The Crossing of the Red Land - the saga of Jewish refugees in Brazil
- First edition
- Author: Lucius de Mello - Doutor em Letras Universidade de São Paulo/ Sorbonne - Paris
- Original title: A Travessia da Terra Vermelha – uma saga dos refugiados judeus no Brasil
- Cover artist: Guilherme Xavier, Célio Costa // Marcela Badolatto.
- Language: Portuguese
- Genre: Historical novel
- Publisher: Editora Novo Século // Companhia Editora Nacional
- Publication date: 2007 // 2017
- Publication place: Brazil
- Media type: Print
- ISBN: 978-85-7679-108-9
- OCLC: 180701914
- LC Class: F2659.J5 M44 2007

= The Crossing of the Red Land =

2007 novel by Lucius de Mello - Nova edição em 2017 Companhia Editora Nacional

The Crossing of the Red Land - the saga of Jewish refugees in Brazil (orig. title in Portuguese: A Travessia da Terra Vermelha – uma saga dos refugiados judeus no Brasil), is a 2007 novel by Brazilian author Lucius de Mello.

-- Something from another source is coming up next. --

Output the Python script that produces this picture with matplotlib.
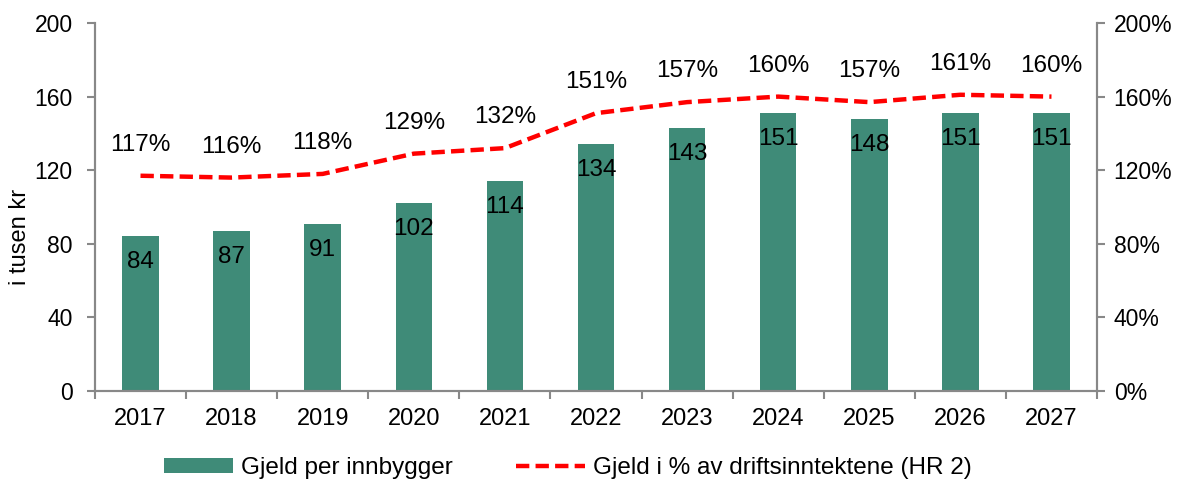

This historical novel details the lives of German Jewish refugees in the 1930s and 1940s, who found themselves living in the wilderness of Paraná, in Southern Brazil, while escaping Hitler's regime.

To compose this romance, the author interviewed direct descendants of these pioneers, in Brazil and in Germany.